One week a month, Watch This offers staff recommendations inspired by a new show coming out that week. This week, we’re looking at teen dramas, as The CW’s Riverdale prepares to throw the subgenre’s greatest hits in a high-speed blender.
Degrassi: The Next Generation, “Take On Me” (season three, episode 16; originally aired 2/16/2004)
The best Canadian television imports bring with them a certain specialist appeal. SCTV and The Kids In The Hall tapped the comedy nerds. Recovering drama-club members gibed with the behind-the-scenes happenings of Slings And Arrows. In Canadian-U.S. border cities, tight-knit bands of NHL fans rally around Hockey Night In Canada. And since 1979, drama junkies with a healthy suspension of disbelief have flocked to De Grassi Street.
The Degrassi franchise rides a curious divide: With untested young talent giving unvarnished performances, its various series deal honestly with topics like teen pregnancy, gender identity, and school shootings that put the guy who grew up to be Drake in a wheelchair. When Degrassi: The Next Generation debuted, its emotionally magnified depiction of emotionally magnified years felt of a piece with the wave of nostalgia for John Hughes movies and New Romanticism cresting in the early ’80s. The sequel series was both a product of and participant in this trend, with supporting turns from the original Degrassi kids and episode titles cribbed from the likes of Prince, Bow Wow Wow, and a-ha. Though “Take On Me” probably should’ve been named for “Don’t You (Forget About Me),” “We Are Not Alone,” or any other song forever associated with John Bender’s flannel or Allison Reynolds’ dandruff.
An episode-long riff on The Breakfast Club, “Take On Me” indulges this I Love The ’80s streak more thoroughly than the average Next Generation installment.

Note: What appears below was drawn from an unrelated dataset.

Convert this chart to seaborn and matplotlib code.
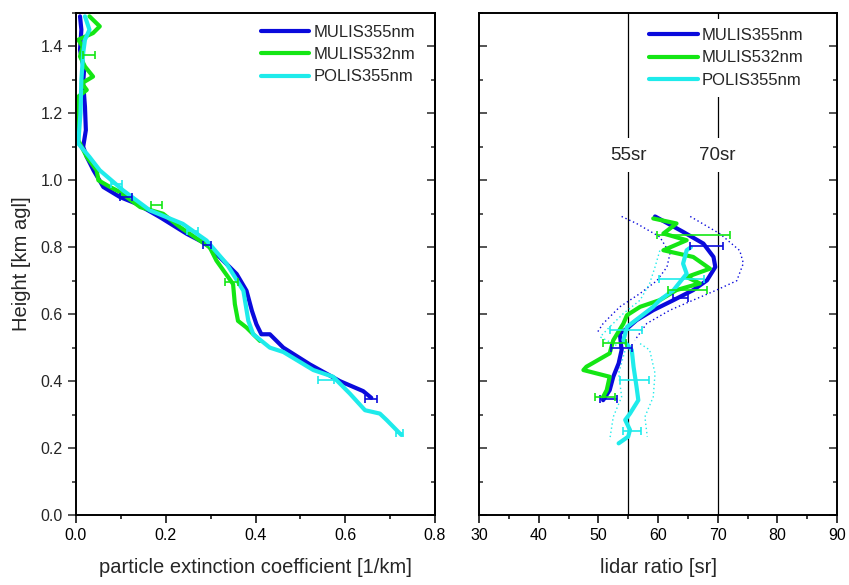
import numpy as np
import pandas as pd
import matplotlib
matplotlib.use("Agg")
import matplotlib.pyplot as plt
import seaborn as sns
from matplotlib.ticker import MultipleLocator

sns.set_style("ticks")
plt.rcParams['font.family'] = ['Liberation Sans', 'DejaVu Sans']

# ---------------- data ----------------
series_names = ["MULIS355nm", "MULIS532nm", "POLIS355nm"]
series_colors = ["#0A0ADC", "#14E614", "#1EEBEB"]

# extinction profiles (left panel)
ext_m355_h = [1.49, 1.45, 1.39, 1.33, 1.29, 1.22, 1.15, 1.10, 1.07, 1.03, 0.98, 0.95, 0.93, 0.89,
              0.84, 0.81, 0.76, 0.72, 0.67, 0.61, 0.57, 0.54, 0.54, 0.50, 0.45, 0.40, 0.37, 0.35]
ext_m355_x = [0.009, 0.012, 0.009, 0.018, 0.016, 0.020, 0.022, 0.016, 0.024, 0.039, 0.061, 0.098, 0.135, 0.187,
              0.247, 0.290, 0.328, 0.358, 0.380, 0.392, 0.402, 0.413, 0.432, 0.462, 0.521, 0.588, 0.640, 0.658]

ext_m532_h = [1.49, 1.46, 1.44, 1.42, 1.40, 1.37, 1.34, 1.31, 1.29, 1.27, 1.25, 1.12, 1.07, 1.03, 1.00,
              0.98, 0.965, 0.92, 0.90, 0.86, 0.80, 0.76, 0.69, 0.63, 0.58, 0.56, 0.52]
ext_m532_x = [0.030, 0.053, 0.038, 0.005, 0.015, 0.009, 0.020, 0.038, 0.013, 0.024, 0.005, 0.005, 0.024, 0.046, 0.050,
              0.076, 0.098, 0.143, 0.194, 0.232, 0.298, 0.313, 0.350, 0.354, 0.361, 0.380, 0.410]

ext_p355_h = [1.49, 1.45, 1.42, 1.38, 1.30, 1.20, 1.11, 1.07, 1.03, 0.97, 0.91, 0.87, 0.82, 0.75, 0.67,
              0.58, 0.54, 0.50, 0.487, 0.433, 0.413, 0.363, 0.313, 0.303, 0.284, 0.254, 0.239]
ext_p355_x = [0.020, 0.030, 0.020, 0.016, 0.012, 0.010, 0.005, 0.030, 0.053, 0.105, 0.165, 0.238, 0.291, 0.336, 0.373,
              0.384, 0.395, 0.432, 0.462, 0.529, 0.573, 0.610, 0.644, 0.677, 0.692, 0.714, 0.725]

# extinction error bars
ext_err_m355_h = [0.95, 0.806, 0.348]
ext_err_m355_x = [0.111, 0.292, 0.657]
ext_err_m355_e = [0.013, 0.009, 0.013]
ext_err_m532_h = [1.373, 0.925, 0.696]
ext_err_m532_x = [0.029, 0.180, 0.346]
ext_err_m532_e = [0.013, 0.012, 0.015]
ext_err_p355_h = [0.99, 0.85, 0.403, 0.244]
ext_err_p355_x = [0.090, 0.260, 0.557, 0.721]
ext_err_p355_e = [0.012, 0.012, 0.017, 0.007]

# lidar ratio profiles (right panel)
lr_m355_h = [0.892, 0.846, 0.811, 0.771, 0.741, 0.701, 0.672, 0.642, 0.612, 0.582, 0.557, 0.542,
             0.493, 0.453, 0.413, 0.373, 0.343]
lr_m355_x = [59.5, 64.2, 67.6, 69.3, 69.6, 68.2, 65.9, 62.6, 59.2, 56.4, 54.8, 53.6,
             53.9, 53.4, 52.5, 51.9, 50.8]

lr_m532_h = [0.886, 0.871, 0.841, 0.821, 0.791, 0.771, 0.736, 0.711, 0.692, 0.672, 0.642, 0.622,
             0.597, 0.572, 0.522, 0.483, 0.443, 0.433, 0.413, 0.373, 0.353]
lr_m532_x = [59.2, 63.1, 60.9, 64.8, 60.9, 65.9, 68.7, 64.8, 67.0, 63.1, 60.3, 57.0,
             54.8, 54.2, 52.5, 51.9, 48.0, 47.5, 51.9, 51.4, 50.8]

lr_p355_h = [0.800, 0.791, 0.751, 0.721, 0.672, 0.642, 0.622, 0.592, 0.562, 0.522, 0.493, 0.443,
             0.383, 0.343, 0.303, 0.284, 0.254, 0.234, 0.214]
lr_p355_x = [65.5, 64.8, 64.2, 64.8, 62.6, 60.3, 59.2, 57.0, 54.8, 54.2, 55.6, 55.9,
             56.4, 56.7, 55.3, 54.5, 55.3, 55.0, 53.4]

# lidar ratio uncertainty envelopes (dotted)
lr_m355_hi_h = [0.892, 0.840, 0.790, 0.752, 0.700, 0.672, 0.642, 0.612, 0.572, 0.522]
lr_m355_hi_x = [65.4, 70.4, 73.7, 74.3, 73.2, 69.8, 65.9, 62.0, 58.1, 56.1]
lr_m355_lo_h = [0.892, 0.871, 0.831, 0.781, 0.741, 0.700, 0.662, 0.622, 0.572, 0.542]
lr_m355_lo_x = [53.9, 56.4, 60.3, 62.0, 61.5, 59.8, 57.0, 53.6, 50.8, 49.7]
lr_p355_hi_h = [0.512, 0.493, 0.423, 0.353, 0.293, 0.234]
lr_p355_hi_x = [57.0, 58.6, 59.5, 59.2, 57.8, 58.2]
lr_p355_lo_h = [0.790, 0.741, 0.692, 0.642, 0.602, 0.562, 0.532, 0.493, 0.423, 0.353, 0.293, 0.224]
lr_p355_lo_x = [60.3, 59.5, 58.6, 57.0, 54.2, 51.9, 50.3, 54.5, 53.4, 53.9, 52.5, 51.9]

# lidar ratio error bars
lr_err_m355_h = [0.803, 0.647, 0.498, 0.346]
lr_err_m355_x = [68.15, 63.75, 53.9, 51.7]
lr_err_m355_e = [2.75, 1.25, 1.7, 1.4]
lr_err_m532_h = [0.836, 0.672, 0.513, 0.353]
lr_err_m532_x = [65.9, 64.9, 52.75, 51.1]
lr_err_m532_e = [6.1, 3.3, 1.95, 1.7]
lr_err_p355_h = [0.704, 0.552, 0.403, 0.252]
lr_err_p355_x = [63.95, 54.65, 56.05, 55.65]
lr_err_p355_e = [3.75, 2.65, 2.45, 1.55]

ref_lr_values = [55, 70]
ref_lr_labels = ["55sr", "70sr"]

# ---------------- figure ----------------
fig = plt.figure(figsize=(8.49, 5.85), dpi=100)
axL = fig.add_axes([0.0895, 0.1197, 0.4229, 0.8581])
axR = fig.add_axes([0.5642, 0.1197, 0.4217, 0.8581])

ext_x = [ext_m355_x, ext_m532_x, ext_p355_x]
ext_h = [ext_m355_h, ext_m532_h, ext_p355_h]
for name, col, xs, hs in zip(series_names, series_colors, ext_x, ext_h):
    df = pd.DataFrame({"x": xs, "h": hs})
    sns.lineplot(data=df, x="x", y="h", sort=False, estimator=None, color=col,
                 lw=3, label=name, ax=axL)

for col, hs, xs, es in zip(series_colors,
                           [ext_err_m355_h, ext_err_m532_h, ext_err_p355_h],
                           [ext_err_m355_x, ext_err_m532_x, ext_err_p355_x],
                           [ext_err_m355_e, ext_err_m532_e, ext_err_p355_e]):
    axL.errorbar(xs, hs, xerr=es, fmt="none", ecolor=col, elinewidth=1.2, capsize=3, capthick=1.2)

# right panel
for v in ref_lr_values:
    axR.axvline(v, color="black", lw=0.9, zorder=1)

env = [(lr_m355_hi_x, lr_m355_hi_h, series_colors[0]), (lr_m355_lo_x, lr_m355_lo_h, series_colors[0]),
       (lr_p355_hi_x, lr_p355_hi_h, series_colors[2]), (lr_p355_lo_x, lr_p355_lo_h, series_colors[2])]
for xs, hs, col in env:
    df = pd.DataFrame({"x": xs, "h": hs})
    sns.lineplot(data=df, x="x", y="h", sort=False, estimator=None, color=col,
                 lw=1.0, ls=(0, (1, 2)), ax=axR, legend=False)

lr_x = [lr_m355_x, lr_m532_x, lr_p355_x]
lr_h = [lr_m355_h, lr_m532_h, lr_p355_h]
for name, col, xs, hs in zip(series_names, series_colors, lr_x, lr_h):
    df = pd.DataFrame({"x": xs, "h": hs})
    sns.lineplot(data=df, x="x", y="h", sort=False, estimator=None, color=col,
                 lw=3, label=name, ax=axR)

for col, hs, xs, es in zip(series_colors,
                           [lr_err_m355_h, lr_err_m532_h, lr_err_p355_h],
                           [lr_err_m355_x, lr_err_m532_x, lr_err_p355_x],
                           [lr_err_m355_e, lr_err_m532_e, lr_err_p355_e]):
    axR.errorbar(xs, hs, xerr=es, fmt="none", ecolor=col, elinewidth=1.2, capsize=3, capthick=1.2)

for v, lab in zip(ref_lr_values, ref_lr_labels):
    axR.text(v, 1.075, lab, ha="center", va="center", fontsize=13.5, zorder=5,
             bbox=dict(fc="white", ec="none", pad=6))

# ---------------- axes styling ----------------
for ax in (axL, axR):
    ax.set_ylim(0, 1.5)
    for s in ax.spines.values():
        s.set_visible(True)
        s.set_linewidth(1.4)
        s.set_color("black")
        s.set_zorder(12)
    ax.yaxis.set_major_locator(MultipleLocator(0.2))
    ax.yaxis.set_minor_locator(MultipleLocator(0.1))
    ax.tick_params(axis="x", which="both", direction="out", bottom=True, top=False,
                   labelsize=11.5, width=1.1, colors="black")
    ax.tick_params(axis="x", which="major", length=6)
    ax.tick_params(axis="x", which="minor", length=3)
    ax.set_facecolor("white")

axL.set_xlim(0, 0.8)
axL.xaxis.set_major_locator(MultipleLocator(0.2))
axL.xaxis.set_minor_locator(MultipleLocator(0.1))
axL.xaxis.set_major_formatter(matplotlib.ticker.FormatStrFormatter("%.1f"))
axL.yaxis.set_major_formatter(matplotlib.ticker.FormatStrFormatter("%.1f"))
axL.tick_params(axis="y", which="both", direction="out", left=True, right=False,
                labelsize=11.5, width=1.1)
axL.tick_params(axis="y", which="major", length=6)
axL.tick_params(axis="y", which="minor", length=3)
sec = axL.secondary_yaxis("right")
sec.yaxis.set_major_locator(MultipleLocator(0.2))
sec.yaxis.set_minor_locator(MultipleLocator(0.1))
sec.tick_params(axis="y", which="both", direction="in", labelright=False, width=1.1)
sec.tick_params(axis="y", which="major", length=6)
sec.tick_params(axis="y", which="minor", length=3)
sec.spines["right"].set_linewidth(1.4)

axR.set_xlim(30, 90)
axR.xaxis.set_major_locator(MultipleLocator(10))
axR.xaxis.set_minor_locator(MultipleLocator(5))
axR.tick_params(axis="y", which="both", direction="in", left=True, right=True,
                labelleft=False, width=1.1)
axR.tick_params(axis="y", which="major", length=6)
axR.tick_params(axis="y", which="minor", length=3)

axL.set_xlabel("particle extinction coefficient [1/km]", fontsize=14.5, labelpad=11)
axR.set_xlabel("lidar ratio [sr]", fontsize=14.5, labelpad=11)
axL.set_ylabel("Height [km agl]", fontsize=14.5, labelpad=7)
axR.set_ylabel("")

leg_kw = dict(loc="upper left", fontsize=12, frameon=True, facecolor="white", edgecolor="none",
              framealpha=1, handlelength=2.9, handletextpad=0.25, labelspacing=0.43,
              borderpad=0.55, borderaxespad=0)
legL = axL.legend(bbox_to_anchor=(0.49, 0.994), **leg_kw)
legR = axR.legend(bbox_to_anchor=(0.45, 0.988), **leg_kw)
for lg in (legL, legR):
    lg.set_zorder(10)
    for h in lg.get_lines():
        h.set_linewidth(3)

fig.savefig("out.png", dpi=100, facecolor="white")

The episode is more homage than recreation, drawing on the film’s setup and wardrobe while giving the show’s third season a chance to catch its breath between a too-hot-for-American-television two-parter and the continuation of a abusive-relationship storyline. Given the show’s “It goes there” reputation and overstuffed cast, “Take On Me” is a decent spot to test the Degrassi waters. It’s a milder entry with a dash of button-pushing—playing the Ally Sheedy role, Ellie (Stacey Farber) revisits an earlier plot involving self-harm—and the kids all slot neatly into understood, pre-established types that the script can then set about challenging: A brain (Jake Goldsbie as Toby), an athlete (Aubrey Graham, who’d find greater fame when he started recording under his middle name, as Jimmy), a basket case (Farber), a princess (Andrea Lewis as Hazel), and a criminal (Daniel Clark as Sean).

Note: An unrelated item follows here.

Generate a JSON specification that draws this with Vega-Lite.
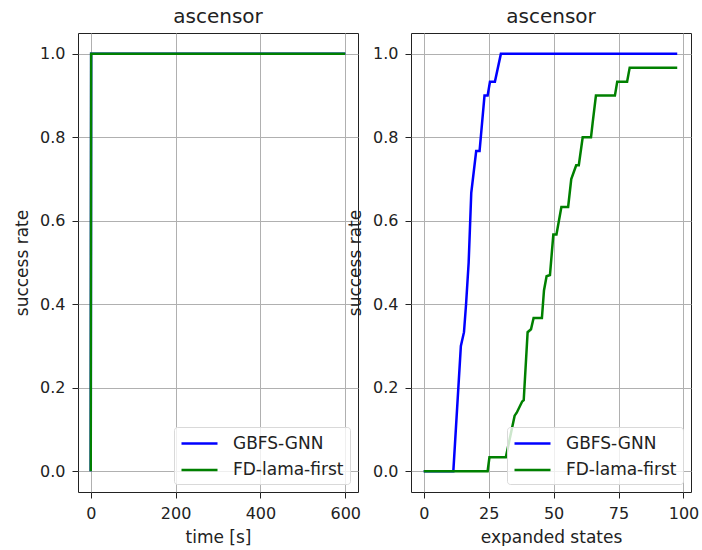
{
  "$schema": "https://vega.github.io/schema/vega-lite/v6.json",
  "padding": {"left": 13, "top": 6, "right": 0, "bottom": 0},
  "background": "white",
  "bounds": "flush",
  "spacing": 53,
  "config": {
    "font": "DejaVu Sans",
    "view": {"stroke": "#222222", "strokeWidth": 1},
    "axis": {
      "domain": false,
      "labelFontSize": 16,
      "labelColor": "#222222",
      "titleFontSize": 17,
      "titleFontWeight": "normal",
      "titleColor": "#222222",
      "tickColor": "#222222",
      "tickSize": 6,
      "gridColor": "#b0b0b0",
      "gridWidth": 1,
      "labelPadding": 7,
      "titlePadding": 8
    },
    "title": {"fontSize": 20, "fontWeight": "normal", "color": "#222222", "offset": 6},
    "legend": {
      "orient": "bottom-right",
      "offset": 8,
      "title": null,
      "labelFontSize": 17,
      "labelColor": "#222222",
      "symbolType": "M-2,0H2",
      "symbolSize": 324,
      "symbolOffset": 9,
      "symbolStrokeWidth": 2.5,
      "labelOffset": 23,
      "padding": 6,
      "rowPadding": 7.5,
      "fillColor": "rgba(255,255,255,0.8)",
      "strokeColor": "#d9d9d9",
      "cornerRadius": 3
    }
  },
  "datasets": {
    "time": [
      {"method": "GBFS-GNN", "x": 0, "y": 0},
      {"method": "GBFS-GNN", "x": 1, "y": 1},
      {"method": "GBFS-GNN", "x": 600, "y": 1},
      {"method": "FD-lama-first", "x": 0, "y": 0},
      {"method": "FD-lama-first", "x": 1, "y": 1},
      {"method": "FD-lama-first", "x": 600, "y": 1}
    ],
    "expanded": [
      {"method": "GBFS-GNN", "x": 0, "y": 0},
      {"method": "GBFS-GNN", "x": 11.4, "y": 0},
      {"method": "GBFS-GNN", "x": 14.3, "y": 0.3},
      {"method": "GBFS-GNN", "x": 15.5, "y": 0.333},
      {"method": "GBFS-GNN", "x": 16.3, "y": 0.4},
      {"method": "GBFS-GNN", "x": 17.3, "y": 0.5},
      {"method": "GBFS-GNN", "x": 18.3, "y": 0.667},
      {"method": "GBFS-GNN", "x": 20.2, "y": 0.767},
      {"method": "GBFS-GNN", "x": 21.5, "y": 0.767},
      {"method": "GBFS-GNN", "x": 23.4, "y": 0.9},
      {"method": "GBFS-GNN", "x": 24.6, "y": 0.9},
      {"method": "GBFS-GNN", "x": 25.5, "y": 0.933},
      {"method": "GBFS-GNN", "x": 27.4, "y": 0.933},
      {"method": "GBFS-GNN", "x": 29.7, "y": 1.0},
      {"method": "GBFS-GNN", "x": 97.6, "y": 1.0},
      {"method": "FD-lama-first", "x": 0, "y": 0},
      {"method": "FD-lama-first", "x": 24.6, "y": 0},
      {"method": "FD-lama-first", "x": 25.3, "y": 0.033},
      {"method": "FD-lama-first", "x": 31.6, "y": 0.033},
      {"method": "FD-lama-first", "x": 35.0, "y": 0.133},
      {"method": "FD-lama-first", "x": 35.8, "y": 0.14},
      {"method": "FD-lama-first", "x": 37.9, "y": 0.167},
      {"method": "FD-lama-first", "x": 38.5, "y": 0.17},
      {"method": "FD-lama-first", "x": 40.0, "y": 0.333},
      {"method": "FD-lama-first", "x": 41.3, "y": 0.34},
      {"method": "FD-lama-first", "x": 42.3, "y": 0.367},
      {"method": "FD-lama-first", "x": 45.5, "y": 0.367},
      {"method": "FD-lama-first", "x": 46.3, "y": 0.433},
      {"method": "FD-lama-first", "x": 47.3, "y": 0.467},
      {"method": "FD-lama-first", "x": 48.6, "y": 0.47},
      {"method": "FD-lama-first", "x": 49.9, "y": 0.567},
      {"method": "FD-lama-first", "x": 51.1, "y": 0.567},
      {"method": "FD-lama-first", "x": 53.0, "y": 0.633},
      {"method": "FD-lama-first", "x": 55.6, "y": 0.633},
      {"method": "FD-lama-first", "x": 56.8, "y": 0.7},
      {"method": "FD-lama-first", "x": 58.7, "y": 0.733},
      {"method": "FD-lama-first", "x": 59.7, "y": 0.733},
      {"method": "FD-lama-first", "x": 61.2, "y": 0.8},
      {"method": "FD-lama-first", "x": 64.4, "y": 0.8},
      {"method": "FD-lama-first", "x": 65.0, "y": 0.833},
      {"method": "FD-lama-first", "x": 66.3, "y": 0.9},
      {"method": "FD-lama-first", "x": 73.6, "y": 0.9},
      {"method": "FD-lama-first", "x": 74.5, "y": 0.933},
      {"method": "FD-lama-first", "x": 78.3, "y": 0.933},
      {"method": "FD-lama-first", "x": 79.3, "y": 0.967},
      {"method": "FD-lama-first", "x": 97.6, "y": 0.967}
    ]
  },
  "resolve": {"legend": {"color": "independent"}, "scale": {"x": "independent"}},
  "hconcat": [
    {
      "title": "ascensor",
      "width": 280,
      "height": 459,
      "data": {"name": "time"},
      "mark": {"type": "line", "strokeWidth": 2.5},
      "encoding": {
        "x": {
          "field": "x", "type": "quantitative", "title": "time [s]",
          "scale": {"domain": [-30, 630], "nice": false, "zero": false},
          "axis": {"values": [0, 200, 400, 600]}
        },
        "y": {
          "field": "y", "type": "quantitative", "title": "success rate",
          "scale": {"domain": [-0.05, 1.05], "nice": false, "zero": false},
          "axis": {"values": [0, 0.2, 0.4, 0.6, 0.8, 1.0], "format": ".1f"}
        },
        "color": {
          "field": "method", "type": "nominal",
          "scale": {"domain": ["GBFS-GNN", "FD-lama-first"], "range": ["#0000ff", "#008000"]}
        }
      }
    },
    {
      "title": "ascensor",
      "width": 280,
      "height": 459,
      "data": {"name": "expanded"},
      "mark": {"type": "line", "strokeWidth": 2.5},
      "encoding": {
        "x": {
          "field": "x", "type": "quantitative", "title": "expanded states",
          "scale": {"domain": [-4.9, 102.9], "nice": false, "zero": false},
          "axis": {"values": [0, 25, 50, 75, 100]}
        },
        "y": {
          "field": "y", "type": "quantitative", "title": "success rate",
          "scale": {"domain": [-0.05, 1.05], "nice": false, "zero": false},
          "axis": {"values": [0, 0.2, 0.4, 0.6, 0.8, 1.0], "format": ".1f"}
        },
        "color": {
          "field": "method", "type": "nominal",
          "scale": {"domain": ["GBFS-GNN", "FD-lama-first"], "range": ["#0000ff", "#008000"]}
        }
      }
    }
  ]
}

The advantage that Degrassi has over The Breakfast Club is that these characters’ stories carry on long after the Saturday they sacrifice together. “Take On Me” pulls from previous episodes—Toby and Jimmy are sentenced to detention during that aforementioned two-parter, “Accidents Will Happen”—just as later episodes will pull from the connections forged in “Take On Me,” however lasting or fleeting. Twenty-two minutes long and averse to neat resolutions, Degrassi: The Next Generation was made for binge-viewing—it really ought to be streaming somewhere. (That said, three seasons of the franchise’s latest incarnation, Degrassi: Next Class, are available on Netflix in the U.S.) The tiny hints of drama in “Take On Me” are satisfying, but anyone who sat through one of The N’s mid-’00s Degrassi marathons knows one episode is never enough. You’re going to want to know what happens to Hazel and Baby Drake—though, fair warning from a place of experience: Like Drizzy himself, Degrassi is a Canadian export that’s always going to break your heart.
Availability: “Take On Me” is available on DVD.